In response to the above, the Bureau confirmed in the statement that as at Friday, August 16, a total of N119,176, 731,492.88k had so far been paid to 20,304 of the 40,000 PHCN workers as severance benefits
The council noted that the payments were “in line with the agreement reached with Power Holding Company of Nigeria, PHCN, labour unions dated December 12, 2012. The Federal Government commenced payment of benefits due to the staff on August 1, 2013.
“The payment is being handled by the Office of the Accountant General of the Federation, OAGF, and commenced on Thursday, August 1, 2013.”
Failure will result in losses
Already, there are fears that the bidders may not meet the 5pm Wednesday deadline (tomorrow), as only three met the payment of the balance 75 per cent of their bid prices.

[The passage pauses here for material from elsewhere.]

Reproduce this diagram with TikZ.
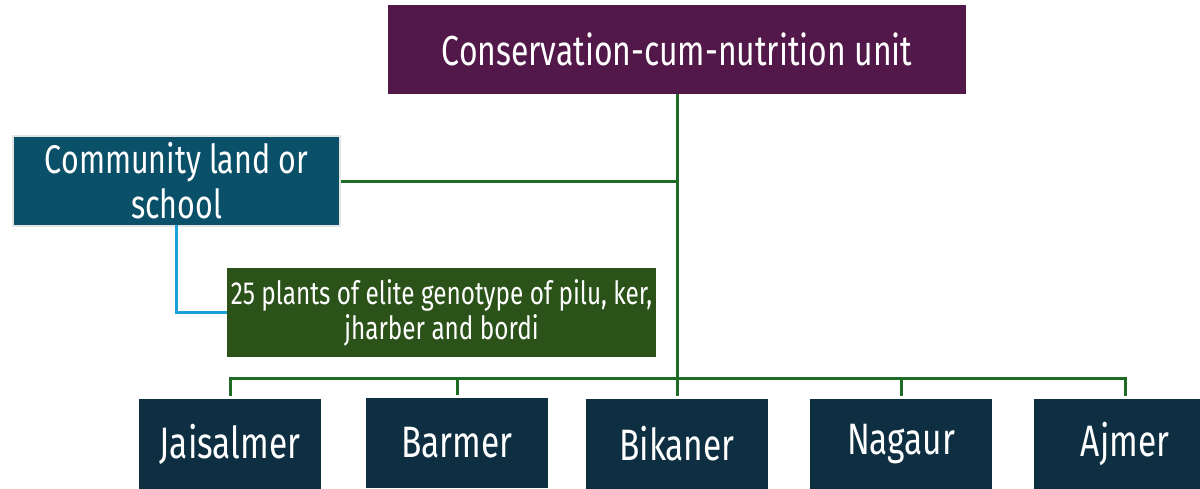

Confirming the development to Vanguard, the Chairman of the Technical Committee, Mr. Atedo Peterside, said those who failed to meet the 75 per cent obligations would lose the 25 per cent bond already paid.
Peterside said: “As at today, only three companies have paid. Those who are unable to pay by 5pm on Wednesday, will face the consequences; they will lose what have already been paid.”
Peterside, however, could not give details of those that had paid, but expressed optimism that the bidders would meet the deadline, as they appeared to be toeing the line in the payment for the 25 per cent bid price by paying up on the last day.
He disclosed that contrary to what the Roundtable wanted the public to believe; only one of the bidders was having challenges raising the balance 75 per cent bid price.
He said: “Only one of them is having problems with the banks and made it look like all of them were. My take on that having been a banker all my life is that if you cannot raise the fund in six months, you cannot raise it ever.
“I tell you that there is no bank in the world that cannot conclude a loan transaction within six months. So when others realised the implication of not meeting the deadline if they went along with the one month extension, they simply pulled back from the group since they signed individual contracts.”
In affirmation, one of promoters of the Vigeo Group, which won the Benin Discos, told Vanguard in confidence that the Group did not see the rationale in aligning with the Roundtable, and that it would pay by Wednesday.
He said: “For us in Vigeo, everybody put in individual bids, so each has to be on its own. Besides, the bid process is very clear, as the conditions were clearly stated.
“Yes, we have not paid, but we will pay by Wednesday. There is no rationale in rushing to pay, since we are looking at the cost of funds.”
There was no confirmation of payment from the Transcorp Group, which won the Ughelli Plant, while a source told Vanguard that the Amperion Group is among the three that have paid.
But legal experts believe that the development could lead to possible litigations, in the event that some of them were unable to meet the Wednesday deadline.
According to them, “the bidders will not just watch millions of dollars just go like that. They will plead extraneous circumstances like the oil companies plead force majeure, when they are unable to meet their supply obligations.
“But the determination of the suit rests with the judge handling the case; because if he is understanding, the parties may recover some of their money, definitely not all, and if the judge is a straight guy, he will simply insist on the terms of the contract.
“Again, it may take some years before they can recover anything because the cases may drag for long considering they are dealing with government.”
Noting the futility of going to court, Peterside insisted that the terms of the contracts were very clear, saying, “They can go to the highest court because the terms are very clear, they read it, made observations and signed. So they can’t come down the road to say they want more time or that they want to back out.”
$31million paid by four Power Consortium for Port-Harcourt Disco,
$31.5 million by Interstate Electrics Limited, Enugu Disco,
$27,913,633.50 million by North-South Power Company for Shiroro Power Plc,
$32.25 million by Vigeo Consortium for Benin Disco,
$75 million by Transcorp/Woodrock Consortium for Ughelli Power Plc,
$50,249,965 by CMEC/EUAFRIC Energy JV for Sapele Power Plc,
$41 million by Kann Consortium for Abuja Disco,
$20,464,968.15 by Aura Energy for Jos Disco,
$59,467,500 by Mainstream Energy Ltd for Kainji Power Plc; and,
$34.25 million by Sahelian Power SPV for Kano Distribution Company.
$33 million by Amperion Power Company Limited for Geregu Power Plc,
$42.25 million and $14.75 million by Integrated Energy Distribution & Marketing Company for Ibadan and Yola Discos respectively.
$32.75 million by NEDC/KEPCO for Ikeja Distribution Company; and
$33.75 million by West Power & Gas for Eko Disco.